The plane ride was hectic and long, as anticipated, but the kids were wonderful. They are not angelic or without their kinks, but they are little troopers. We didn't sleep much, during the hours that we should have been sleeping, and I was surprised and amazed by how they just kept playing, and walking through airports, and standing in line, with a minimum of meltdowns. I was also blown away by just how bone-weary that journey made me. WOW. Being pregnant really adds another dimension to your jet-lag, like tracers and stuff.

We are a bit of a spectacle, wherever we go. Chinua already draws a lot of attention, with echoes of "Bob Marley, Bob Marley," following us as we walk down the street. But with the three kids and my round belly, we get even more attention. It's good attention; people everywhere call out, "Very Good!" in Turkish, which is cool, getting points just for dragging our kids around. They probably don't see a lot of tourists with a young entourage like ours.

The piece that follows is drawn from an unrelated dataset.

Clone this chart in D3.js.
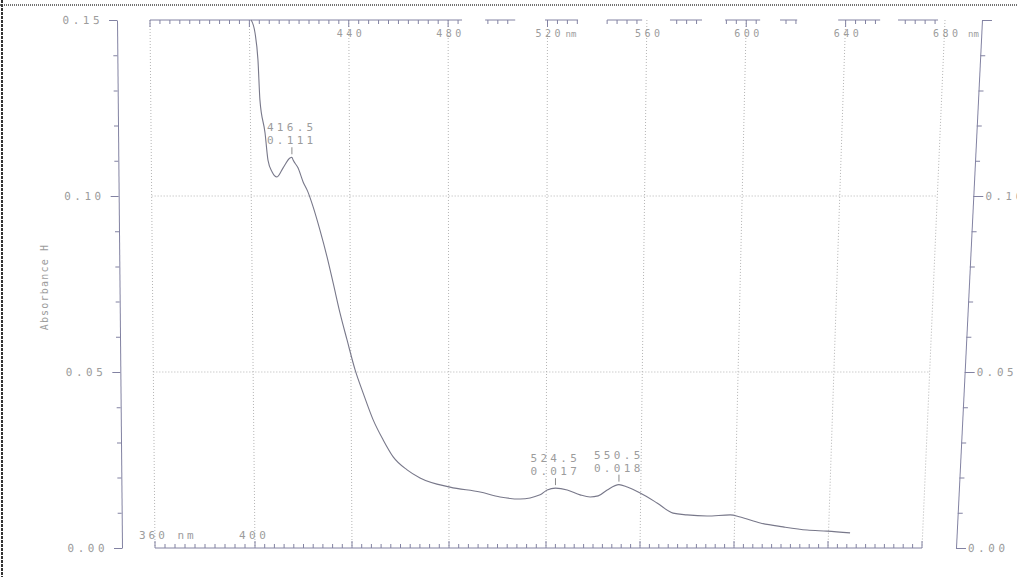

And the cheek pinching that has been going on! Turkish people are cheek pinchers, let me tell you, and once again, the kids have been responding really well- laughing and ducking their heads. Leafy has been giving people fives when they hold out their hands for handshakes, which just makes him look really enthusiastic, and YaYa has had her hair touched a lot. Will it get old? We'll see. If people keep giving them candy, Turkey may become a favorite place for them.

Yesterday in the taxi from the airport a man in the car next to us started smiling and talking to Leafy. Then he picked up a little stuffed frog keychain and gestured for me to take it. I opened my car window and reached across to where he was holding it out. "Thank you! Thank you," we said. It's amazing how people love children here.

We are staying in the crappiest, tiniest little guest house, with artsy iron railings on the stairs and a kitchen where you should just close your eyes before you walk in. The guy working this morning made us a breakfast of bread, jam, cheese, tomatoes and boiled eggs, and later, when Leafy had finally woken up (at 10:30 we were starting to wonder if there was something wrong with him, but I think he was just catching up) we found him some food. The manager came in, asking whether the protein was in the yellow or white of the egg- we fumbled our way through answering him, and he gestured toward Leafy, "I just was wanting to make sure he got some protein and I wanted to know what part of the egg to get him."

It's so heartwarming, when people look out for your kids' protein intakes and give them toys from the next car, wipe their noses and exclaim over them. It heals that whole children are an embarrassment in public vibe that can emerge from American culture at times. And it seems like we are going to be okay.

Because of course there I am, wondering whether we'll be okay, picking things to death philosophically, even while we wander the streets of Istanbul and my kids are playing leapfrog over the decorative short poles on the sidewalk, while we eat Turkish Delight (truly delightful) and my kids race each other through the park, while we walk through the Public Bazaar looking at lamps and dishes and rugs, and stand in the shadow of the Hagia Sophia. I am seeing it all, marveling, yawning, shifting from foot to foot, eyes wide and happy, but I am wondering one thing- Who are we now? Away from where we were? Who will we become?

And then I remember who we are right now. That we are loved, that we are holding each other's hands tightly. I remember to trust God again, and to live in this day.

And Chinua and I see each other and smile and try to remember not to kiss in public.